Artificial intelligence supports decision transparency without compromising competitiveness. AI-driven risk scoring can prioritize cases for audit based on objective indicators while preserving legitimate bidding strategies. It can help auditors distinguish between genuine preferential treatment and random variance in competitive markets. However, AI must be guided by transparent models, explainable decision rules, and rigorous validation to avoid bias or overreach. Proper governance ensures that automated flags lead to proportionate responses, not to overzealous invalidations or chilling effects on bidders. When designed thoughtfully, AI enhances deterrence by focusing scrutiny where it matters most.
Evaluation frameworks are essential to determine which transparency innovations produce tangible results. Key performance indicators should cover detection rates, time to resolution, and reductions in bid rotation or collusion indicators. Independent evaluations—by ombudspersons, audit institutions, or university researchers—provide credibility beyond internal reports. Regular feedback loops let procurement authorities refine disclosure practices, data schemas, and enforcement processes. Transparent reporting of evaluation findings builds public trust and facilitates political consensus for continued reform. Crucially, impact assessments must consider unintended consequences such as reduced competition due to excessive caution or increased administrative burden on small suppliers.
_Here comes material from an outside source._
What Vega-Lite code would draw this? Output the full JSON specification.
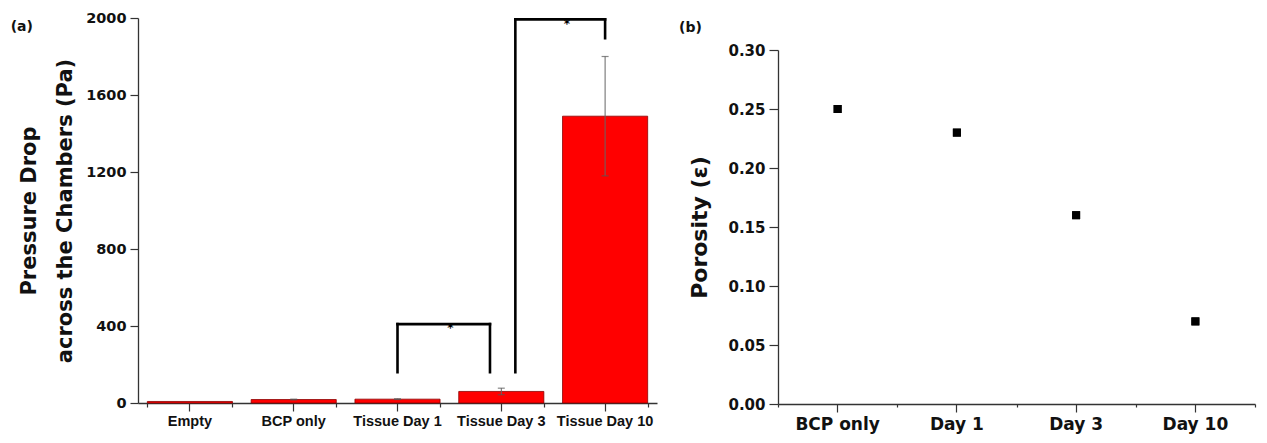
{
  "$schema": "https://vega.github.io/schema/vega-lite/v6.json",
  "background": "white",
  "padding": {"left": 10, "top": 10, "right": 5, "bottom": 5},
  "spacing": 21,
  "config": {
    "view": {"stroke": null},
    "font": "DejaVu Sans",
    "axis": {"grid": false, "domainColor": "#333333", "tickColor": "#333333", "labelColor": "#111111", "titleColor": "#111111", "domainWidth": 1.3, "tickWidth": 1.2}
  },
  "datasets": {
    "pressure": [
      {"group": "Empty", "pressure": 8, "lo": null, "hi": null},
      {"group": "BCP only", "pressure": 18, "lo": 16, "hi": 20},
      {"group": "Tissue Day 1", "pressure": 20, "lo": 18, "hi": 22},
      {"group": "Tissue Day 3", "pressure": 60, "lo": 43, "hi": 77},
      {"group": "Tissue Day 10", "pressure": 1490, "lo": 1180, "hi": 1800}
    ],
    "porosity": [
      {"sample": "BCP only", "porosity": 0.25},
      {"sample": "Day 1", "porosity": 0.23},
      {"sample": "Day 3", "porosity": 0.16},
      {"sample": "Day 10", "porosity": 0.07}
    ]
  },
  "hconcat": [
    {
      "width": 519,
      "height": 385,
      "title": {"text": "(a)", "anchor": "start", "frame": "bounds", "font": "DejaVu Sans", "fontSize": 14, "fontWeight": "bold", "offset": 0, "dy": 24, "dx": -8, "color": "#111111"},
      "resolve": {"axis": {"x": "independent"}},
      "layer": [
        {
          "data": {"name": "pressure"},
          "mark": {"type": "bar", "color": "#ff0000", "stroke": "#8b0000", "strokeWidth": 0.8},
          "encoding": {
            "x": {"field": "group", "type": "nominal", "sort": null,
              "scale": {"domain": ["Empty", "BCP only", "Tissue Day 1", "Tissue Day 3", "Tissue Day 10"], "paddingInner": 0.18, "paddingOuter": 0.09},
              "axis": {"title": null, "labelAngle": 0, "labelFont": "Liberation Sans", "labelFontSize": 14.5, "labelFontWeight": "bold", "tickSize": 8, "labelPadding": 3, "orient": "bottom"}},
            "y": {"field": "pressure", "type": "quantitative",
              "scale": {"domain": [0, 2000], "nice": false},
              "axis": {"title": ["Pressure Drop", "across the Chambers (Pa)"], "titleFont": "DejaVu Sans", "titleFontSize": 21, "titleFontWeight": "bold", "titleLineHeight": 36, "titlePadding": 10,
                "values": [0, 200, 400, 600, 800, 1000, 1200, 1400, 1600, 1800, 2000],
                "labelExpr": "datum.value % 400 === 0 ? format(datum.value, 'd') : ''",
                "labelOverlap": false,
                "labelFont": "DejaVu Sans", "labelFontSize": 14.5, "labelFontWeight": "bold", "labelPadding": 4,
                "tickSize": {"condition": {"test": "datum.value % 400 === 0", "value": 8}, "value": 4}}}
          }
        },
        {
          "data": {"name": "pressure"},
          "mark": {"type": "rule", "color": "#666666", "strokeWidth": 1},
          "encoding": {
            "x": {"field": "group", "type": "nominal", "sort": null,
              "axis": {"orient": "bottom", "tickBand": "extent", "labels": false, "domain": false, "tickSize": 4, "title": null}},
            "y": {"field": "lo", "type": "quantitative"},
            "y2": {"field": "hi"}
          }
        },
        {
          "data": {"name": "pressure"},
          "transform": [{"fold": ["lo", "hi"], "as": ["end", "bound"]}],
          "mark": {"type": "tick", "orient": "horizontal", "size": 7, "thickness": 1.2, "color": "#555555"},
          "encoding": {
            "x": {"field": "group", "type": "nominal", "sort": null, "axis": null},
            "y": {"field": "bound", "type": "quantitative"}
          }
        },
        {
          "data": {"values": [
            {"group": "Tissue Day 1", "low": 160, "high": 410},
            {"group": "Tissue Day 10", "low": 1895, "high": 1993}
          ]},
          "mark": {"type": "rule", "color": "black", "strokeWidth": 2.6, "strokeCap": "square"},
          "encoding": {
            "x": {"field": "group", "type": "nominal", "sort": null, "axis": null, "bandPosition": 0.5},
            "y": {"field": "low", "type": "quantitative"},
            "y2": {"field": "high"}
          }
        },
        {
          "data": {"values": [{"group": "Tissue Day 3", "low": 160, "high": 410}]},
          "mark": {"type": "rule", "color": "black", "strokeWidth": 2.6, "strokeCap": "square"},
          "encoding": {
            "x": {"field": "group", "type": "nominal", "sort": null, "axis": null, "bandPosition": 0.367},
            "y": {"field": "low", "type": "quantitative"},
            "y2": {"field": "high"}
          }
        },
        {
          "data": {"values": [{"group": "Tissue Day 3", "low": 160, "high": 1993}]},
          "mark": {"type": "rule", "color": "black", "strokeWidth": 2.6, "strokeCap": "square"},
          "encoding": {
            "x": {"field": "group", "type": "nominal", "sort": null, "axis": null, "bandPosition": 0.665},
            "y": {"field": "low", "type": "quantitative"},
            "y2": {"field": "high"}
          }
        },
        {
          "data": {"values": [{"from": "Tissue Day 1", "to": "Tissue Day 3", "level": 410}]},
          "mark": {"type": "rule", "color": "black", "strokeWidth": 2.6, "strokeCap": "square"},
          "encoding": {
            "x": {"field": "from", "type": "nominal", "sort": null, "axis": null, "bandPosition": 0.5},
            "x2": {"field": "to", "bandPosition": 0.367},
            "y": {"field": "level", "type": "quantitative"}
          }
        },
        {
          "data": {"values": [{"from": "Tissue Day 3", "to": "Tissue Day 10", "level": 1993}]},
          "mark": {"type": "rule", "color": "black", "strokeWidth": 2.6, "strokeCap": "square"},
          "encoding": {
            "x": {"field": "from", "type": "nominal", "sort": null, "axis": null, "bandPosition": 0.665},
            "x2": {"field": "to", "bandPosition": 0.5},
            "y": {"field": "level", "type": "quantitative"}
          }
        },
        {
          "data": {"values": [{"group": "Tissue Day 1", "level": 418, "sig": "*"}]},
          "mark": {"type": "text", "baseline": "top", "align": "center", "fontSize": 12, "fontWeight": "bold", "color": "black", "fill": "black"},
          "encoding": {
            "x": {"field": "group", "type": "nominal", "sort": null, "axis": null, "bandPosition": 1.12},
            "y": {"field": "level", "type": "quantitative"},
            "text": {"field": "sig"}
          }
        },
        {
          "data": {"values": [{"group": "Tissue Day 10", "level": 1993, "sig": "*"}]},
          "mark": {"type": "text", "baseline": "top", "align": "center", "fontSize": 12, "fontWeight": "bold", "color": "black", "fill": "black"},
          "encoding": {
            "x": {"field": "group", "type": "nominal", "sort": null, "axis": null, "bandPosition": 0.05},
            "y": {"field": "level", "type": "quantitative"},
            "text": {"field": "sig"}
          }
        }
      ]
    },
    {
      "width": 477,
      "height": 386,
      "title": {"text": "(b)", "anchor": "start", "frame": "bounds", "font": "DejaVu Sans", "fontSize": 14, "fontWeight": "bold", "offset": 0, "dy": 17, "dx": -10, "color": "#111111"},
      "data": {"name": "porosity"},
      "resolve": {"axis": {"x": "independent"}},
      "layer": [
        {
          "mark": {"type": "point", "shape": "square", "filled": true, "size": 64, "color": "black", "opacity": 1},
          "encoding": {
            "x": {"field": "sample", "type": "nominal", "sort": null,
              "scale": {"type": "band", "domain": ["BCP only", "Day 1", "Day 3", "Day 10"], "paddingInner": 0, "paddingOuter": 0},
              "axis": {"title": null, "labelAngle": 0, "labelFont": "DejaVu Sans", "labelFontSize": 17, "labelFontWeight": "bold", "tickSize": 8, "labelPadding": 4, "orient": "bottom"}},
            "y": {"field": "porosity", "type": "quantitative",
              "scale": {"domain": [0, 0.3], "nice": false, "range": [386, 32]},
              "axis": {"title": "Porosity (ε)", "titleFont": "DejaVu Sans", "titleFontSize": 22, "titleFontWeight": "bold", "titlePadding": 16,
                "values": [0, 0.025, 0.05, 0.075, 0.1, 0.125, 0.15, 0.175, 0.2, 0.225, 0.25, 0.275, 0.3],
                "labelExpr": "abs(datum.value * 20 - round(datum.value * 20)) < 0.001 ? format(datum.value, '.2f') : ''",
                "labelOverlap": false,
                "labelFont": "DejaVu Sans", "labelFontSize": 15, "labelFontWeight": "bold", "labelPadding": 4,
                "tickSize": {"condition": {"test": "abs(datum.value * 20 - round(datum.value * 20)) < 0.001", "value": 9}, "value": 4}}}
          }
        },
        {
          "mark": {"type": "point", "shape": "square", "filled": true, "size": 64, "color": "black", "opacity": 1},
          "encoding": {
            "x": {"field": "sample", "type": "nominal", "sort": null,
              "axis": {"orient": "bottom", "tickBand": "extent", "labels": false, "domain": false, "tickSize": 3, "title": null}},
            "y": {"field": "porosity", "type": "quantitative"}
          }
        }
      ]
    }
  ]
}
Sustained reform depends on political will, practical feasibility, and adaptable policy design. Stakeholders across government, business, and civil society need to co-create rules that balance openness with legitimate confidentiality, data protection, and competitive sensitivity. The most enduring transparency innovations are those that scale with capacity, cost, and complexity, while preserving core deterrence effects. Continuous innovation—through pilots, user-centered platforms, and iterative governance—keeps procurement systems resilient against evolving collusion tactics. By aligning incentives, penalties, and information flows, governments can maintain a credible frontier of integrity in public procurement for years to come, safeguarding taxpayer funds and market trust alike.